Feel good family moment... I'm entirely pleased to have been able to catch up with the two fine cousins in St. George, plus one's soon to be husband (who's job may be law, but who's existence seems to be characterized by a comedic disposition).  Running into the almost in-laws bedroom to shut off the blackberry alarm clock at 5:30 AM at a speed that generated a vast commotion ranks right up there with Uncle Gary's accidental underwear incineration and/or near burning of the Canadian provincial park coniferous forests. 

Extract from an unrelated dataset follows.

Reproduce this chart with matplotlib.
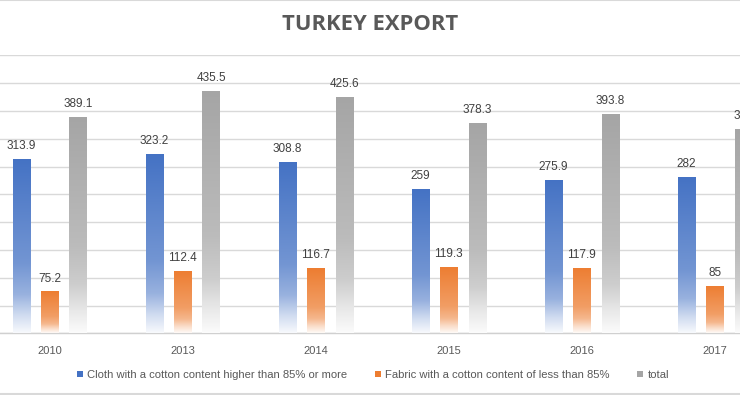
import numpy as np
import matplotlib
matplotlib.use("Agg")
import matplotlib.pyplot as plt
from matplotlib.colors import to_rgb
from matplotlib.lines import Line2D

years = ["2010", "2013", "2014", "2015", "2016", "2017"]
cloth = [313.9, 323.2, 308.8, 259, 275.9, 282]
fabric = [75.2, 112.4, 116.7, 119.3, 117.9, 85]
total = [389.1, 435.5, 425.6, 378.3, 393.8, 367]
series_names = ["Cloth with a cotton content higher than 85% or more",
                "Fabric with a cotton content of less than 85%",
                "total"]
series_colors = ["#4472C4", "#ED7D31", "#A5A5A5"]

fig = plt.figure(figsize=(7.4, 3.95), dpi=100)
ax = fig.add_axes([0, 0.1562, 1, 0.7038])

x = np.arange(len(years))
width = 0.128
offsets = [-0.214, 0, 0.214]

# gradient profile (fraction from top -> mix with white)
stops_t = [0.0, 0.6, 0.78, 0.9, 1.0]
stops_m = [0.0, 0.25, 0.45, 0.75, 0.96]
tt = np.linspace(0, 1, 256)
mix = np.interp(tt, stops_t, stops_m)

handles = []
for vals, off, col, name in zip([cloth, fabric, total], offsets, series_colors, series_names):
    bars = ax.bar(x + off, vals, width, color=col, linewidth=0, label=name, zorder=2)
    handles.append(bars)
    c = np.array(to_rgb(col))
    grad = c[None, :] * (1 - mix[:, None]) + np.ones(3)[None, :] * mix[:, None]
    img = grad[:, None, :]
    for b in bars:
        x0 = b.get_x()
        h = b.get_height()
        im = ax.imshow(img, extent=[x0, x0 + b.get_width(), 0, h], aspect="auto",
                       origin="upper", zorder=3, interpolation="bilinear")
        im.set_clip_path(b)
        ax.annotate(f"{b.get_height():g}", (x0 + b.get_width() / 2, h),
                    xytext=(0, 5), textcoords="offset points", ha="center", va="bottom",
                    fontsize=8.5, color="#404040", family="Liberation Sans", zorder=4,
                    annotation_clip=False)

ax.set_xlim(-0.372, 5.19)
ax.set_ylim(0, 500)
ax.set_yticks(np.arange(0, 501, 50))
ax.yaxis.grid(True, color="#D9D9D9", linewidth=1)
ax.set_axisbelow(True)
ax.set_xticks(x)
ax.set_xticklabels(years, fontsize=8, color="#595959", family="Liberation Sans")
ax.tick_params(axis="x", length=0, pad=9)
ax.tick_params(axis="y", length=0, labelleft=False)
for s in ["top", "left", "right"]:
    ax.spines[s].set_visible(False)
ax.spines["bottom"].set_color("#D0D0D0")
ax.spines["bottom"].set_linewidth(1)

fig.text(370 / 740, 1 - 25 / 395, "TURKEY EXPORT", ha="center", va="center",
         fontsize=15.8, fontweight="bold", color="#595959", family="Open Sans")

leg = fig.legend(handles=handles, loc="center", bbox_to_anchor=(373 / 740, 1 - 375 / 395),
                 ncol=3, frameon=False, handlelength=0.55, handleheight=0.55,
                 handletextpad=0.4, columnspacing=2.4,
                 prop={"family": "Liberation Sans", "size": 8.15})
for t in leg.get_texts():
    t.set_color("#595959")

# chart border lines (top and bottom) visible in the cropped image
fig.add_artist(Line2D([0, 1], [0.999, 0.999], transform=fig.transFigure, color="#D9D9D9", lw=1.5))
fig.add_artist(Line2D([0, 1], [0.002, 0.002], transform=fig.transFigure, color="#D9D9D9", lw=1.5))

fig.savefig("out.png", dpi=100)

The Porsche Boxster was fun but was inferior to my car for overall handling/driving pleasure... albeit this one probably has a lot of hard miles on it, so I'm not judging them all.  Underpowered (or just tired), handled decent - but the tires weren't very sticky, they wanted to squeal (and the car felt heavy and like it wanted to plow forward instead of turn).  Fun though, funny how perceptions change.  On paper a brand new Boxster Spyder which they've tried to cut weight out of and add power appears to be a closer power to weight ratio, or just the base model (non "s" designation) 911's are nearer.